Given information:

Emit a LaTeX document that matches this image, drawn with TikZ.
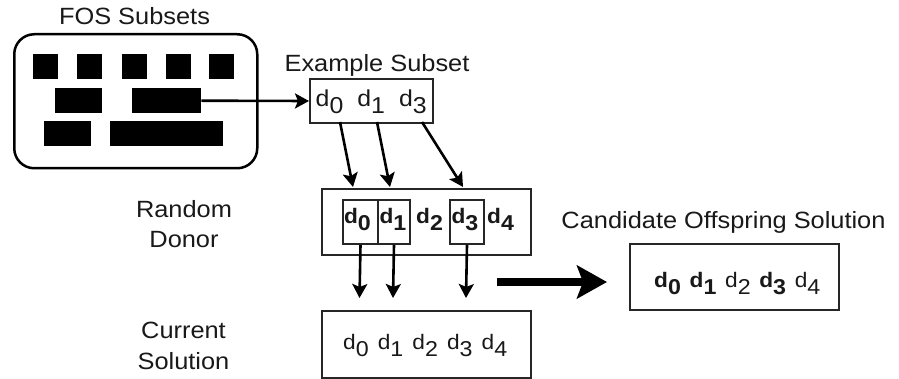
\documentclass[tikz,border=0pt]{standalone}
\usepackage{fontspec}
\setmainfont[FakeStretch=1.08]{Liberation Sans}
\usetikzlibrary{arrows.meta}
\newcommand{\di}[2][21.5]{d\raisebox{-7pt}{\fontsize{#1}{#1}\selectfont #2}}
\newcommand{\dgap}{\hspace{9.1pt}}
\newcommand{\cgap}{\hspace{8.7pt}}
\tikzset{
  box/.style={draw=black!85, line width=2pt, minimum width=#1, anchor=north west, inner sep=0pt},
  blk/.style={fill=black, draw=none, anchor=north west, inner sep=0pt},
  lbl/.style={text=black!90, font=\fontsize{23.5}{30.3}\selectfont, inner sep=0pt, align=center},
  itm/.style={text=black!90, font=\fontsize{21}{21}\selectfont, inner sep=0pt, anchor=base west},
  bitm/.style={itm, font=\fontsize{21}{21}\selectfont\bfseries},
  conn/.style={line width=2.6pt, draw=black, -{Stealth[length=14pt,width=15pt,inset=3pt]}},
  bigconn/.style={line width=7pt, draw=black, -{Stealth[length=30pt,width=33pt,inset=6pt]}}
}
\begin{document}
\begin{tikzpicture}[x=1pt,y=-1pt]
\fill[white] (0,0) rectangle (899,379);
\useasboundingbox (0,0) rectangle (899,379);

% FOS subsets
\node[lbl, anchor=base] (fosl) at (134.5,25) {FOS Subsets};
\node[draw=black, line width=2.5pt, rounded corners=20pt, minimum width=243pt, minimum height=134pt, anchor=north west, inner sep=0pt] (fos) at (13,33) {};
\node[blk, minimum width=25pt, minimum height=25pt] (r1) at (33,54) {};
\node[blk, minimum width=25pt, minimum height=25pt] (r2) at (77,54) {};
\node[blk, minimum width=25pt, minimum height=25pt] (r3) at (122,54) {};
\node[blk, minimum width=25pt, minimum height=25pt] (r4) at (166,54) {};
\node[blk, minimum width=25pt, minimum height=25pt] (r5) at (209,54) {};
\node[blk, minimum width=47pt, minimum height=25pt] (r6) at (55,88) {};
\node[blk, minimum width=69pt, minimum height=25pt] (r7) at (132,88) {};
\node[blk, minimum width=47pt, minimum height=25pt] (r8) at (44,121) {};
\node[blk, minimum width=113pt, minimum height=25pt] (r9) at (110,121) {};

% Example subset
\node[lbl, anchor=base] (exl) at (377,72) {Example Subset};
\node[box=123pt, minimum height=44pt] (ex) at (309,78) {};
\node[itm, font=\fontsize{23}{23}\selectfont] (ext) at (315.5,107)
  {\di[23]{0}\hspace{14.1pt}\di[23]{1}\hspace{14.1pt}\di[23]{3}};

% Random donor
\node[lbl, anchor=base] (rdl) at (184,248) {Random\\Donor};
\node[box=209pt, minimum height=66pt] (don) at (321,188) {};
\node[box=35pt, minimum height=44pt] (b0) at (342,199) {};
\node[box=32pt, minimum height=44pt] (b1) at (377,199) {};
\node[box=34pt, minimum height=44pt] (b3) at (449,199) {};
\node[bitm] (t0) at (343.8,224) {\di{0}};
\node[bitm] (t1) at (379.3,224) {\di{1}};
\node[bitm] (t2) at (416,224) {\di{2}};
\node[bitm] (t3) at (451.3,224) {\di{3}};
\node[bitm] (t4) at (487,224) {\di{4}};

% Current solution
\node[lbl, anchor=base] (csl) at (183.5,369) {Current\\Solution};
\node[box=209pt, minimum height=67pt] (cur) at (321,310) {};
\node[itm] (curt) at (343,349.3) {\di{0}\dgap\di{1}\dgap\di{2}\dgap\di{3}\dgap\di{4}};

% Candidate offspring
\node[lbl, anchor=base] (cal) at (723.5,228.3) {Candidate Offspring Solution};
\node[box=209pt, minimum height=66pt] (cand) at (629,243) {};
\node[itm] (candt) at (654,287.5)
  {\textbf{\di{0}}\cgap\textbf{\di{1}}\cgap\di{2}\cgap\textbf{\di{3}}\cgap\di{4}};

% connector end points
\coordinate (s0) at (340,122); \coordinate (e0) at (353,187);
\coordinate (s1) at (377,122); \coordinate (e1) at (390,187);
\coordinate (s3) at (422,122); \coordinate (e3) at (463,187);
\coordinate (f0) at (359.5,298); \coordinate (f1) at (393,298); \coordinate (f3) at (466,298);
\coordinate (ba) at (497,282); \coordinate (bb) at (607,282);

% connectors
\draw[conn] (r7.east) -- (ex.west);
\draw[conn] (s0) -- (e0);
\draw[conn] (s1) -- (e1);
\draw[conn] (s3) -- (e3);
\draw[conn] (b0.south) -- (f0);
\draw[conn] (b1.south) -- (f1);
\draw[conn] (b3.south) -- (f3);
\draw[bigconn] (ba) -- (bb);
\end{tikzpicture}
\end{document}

Directions for this task:
Transcribe the material exactly, and leave out whatever pictures it holds.

Answer to this task:
Emit a LaTeX document that matches this image, drawn with TikZ.
\documentclass[tikz,border=0pt]{standalone}
\usepackage{fontspec}
\setmainfont[FakeStretch=1.08]{Liberation Sans}
\usetikzlibrary{arrows.meta}
\newcommand{\di}[2][21.5]{d\raisebox{-7pt}{\fontsize{#1}{#1}\selectfont #2}}
\newcommand{\dgap}{\hspace{9.1pt}}
\newcommand{\cgap}{\hspace{8.7pt}}
\tikzset{
  box/.style={draw=black!85, line width=2pt, minimum width=#1, anchor=north west, inner sep=0pt},
  blk/.style={fill=black, draw=none, anchor=north west, inner sep=0pt},
  lbl/.style={text=black!90, font=\fontsize{23.5}{30.3}\selectfont, inner sep=0pt, align=center},
  itm/.style={text=black!90, font=\fontsize{21}{21}\selectfont, inner sep=0pt, anchor=base west},
  bitm/.style={itm, font=\fontsize{21}{21}\selectfont\bfseries},
  conn/.style={line width=2.6pt, draw=black, -{Stealth[length=14pt,width=15pt,inset=3pt]}},
  bigconn/.style={line width=7pt, draw=black, -{Stealth[length=30pt,width=33pt,inset=6pt]}}
}
\begin{document}
\begin{tikzpicture}[x=1pt,y=-1pt]
\fill[white] (0,0) rectangle (899,379);
\useasboundingbox (0,0) rectangle (899,379);

% FOS subsets
\node[lbl, anchor=base] (fosl) at (134.5,25) {FOS Subsets};
\node[draw=black, line width=2.5pt, rounded corners=20pt, minimum width=243pt, minimum height=134pt, anchor=north west, inner sep=0pt] (fos) at (13,33) {};
\node[blk, minimum width=25pt, minimum height=25pt] (r1) at (33,54) {};
\node[blk, minimum width=25pt, minimum height=25pt] (r2) at (77,54) {};
\node[blk, minimum width=25pt, minimum height=25pt] (r3) at (122,54) {};
\node[blk, minimum width=25pt, minimum height=25pt] (r4) at (166,54) {};
\node[blk, minimum width=25pt, minimum height=25pt] (r5) at (209,54) {};
\node[blk, minimum width=47pt, minimum height=25pt] (r6) at (55,88) {};
\node[blk, minimum width=69pt, minimum height=25pt] (r7) at (132,88) {};
\node[blk, minimum width=47pt, minimum height=25pt] (r8) at (44,121) {};
\node[blk, minimum width=113pt, minimum height=25pt] (r9) at (110,121) {};

% Example subset
\node[lbl, anchor=base] (exl) at (377,72) {Example Subset};
\node[box=123pt, minimum height=44pt] (ex) at (309,78) {};
\node[itm, font=\fontsize{23}{23}\selectfont] (ext) at (315.5,107)
  {\di[23]{0}\hspace{14.1pt}\di[23]{1}\hspace{14.1pt}\di[23]{3}};

% Random donor
\node[lbl, anchor=base] (rdl) at (184,248) {Random\\Donor};
\node[box=209pt, minimum height=66pt] (don) at (321,188) {};
\node[box=35pt, minimum height=44pt] (b0) at (342,199) {};
\node[box=32pt, minimum height=44pt] (b1) at (377,199) {};
\node[box=34pt, minimum height=44pt] (b3) at (449,199) {};
\node[bitm] (t0) at (343.8,224) {\di{0}};
\node[bitm] (t1) at (379.3,224) {\di{1}};
\node[bitm] (t2) at (416,224) {\di{2}};
\node[bitm] (t3) at (451.3,224) {\di{3}};
\node[bitm] (t4) at (487,224) {\di{4}};

% Current solution
\node[lbl, anchor=base] (csl) at (183.5,369) {Current\\Solution};
\node[box=209pt, minimum height=67pt] (cur) at (321,310) {};
\node[itm] (curt) at (343,349.3) {\di{0}\dgap\di{1}\dgap\di{2}\dgap\di{3}\dgap\di{4}};

% Candidate offspring
\node[lbl, anchor=base] (cal) at (723.5,228.3) {Candidate Offspring Solution};
\node[box=209pt, minimum height=66pt] (cand) at (629,243) {};
\node[itm] (candt) at (654,287.5)
  {\textbf{\di{0}}\cgap\textbf{\di{1}}\cgap\di{2}\cgap\textbf{\di{3}}\cgap\di{4}};

% connector end points
\coordinate (s0) at (340,122); \coordinate (e0) at (353,187);
\coordinate (s1) at (377,122); \coordinate (e1) at (390,187);
\coordinate (s3) at (422,122); \coordinate (e3) at (463,187);
\coordinate (f0) at (359.5,298); \coordinate (f1) at (393,298); \coordinate (f3) at (466,298);
\coordinate (ba) at (497,282); \coordinate (bb) at (607,282);

% connectors
\draw[conn] (r7.east) -- (ex.west);
\draw[conn] (s0) -- (e0);
\draw[conn] (s1) -- (e1);
\draw[conn] (s3) -- (e3);
\draw[conn] (b0.south) -- (f0);
\draw[conn] (b1.south) -- (f1);
\draw[conn] (b3.south) -- (f3);
\draw[bigconn] (ba) -- (bb);
\end{tikzpicture}
\end{document}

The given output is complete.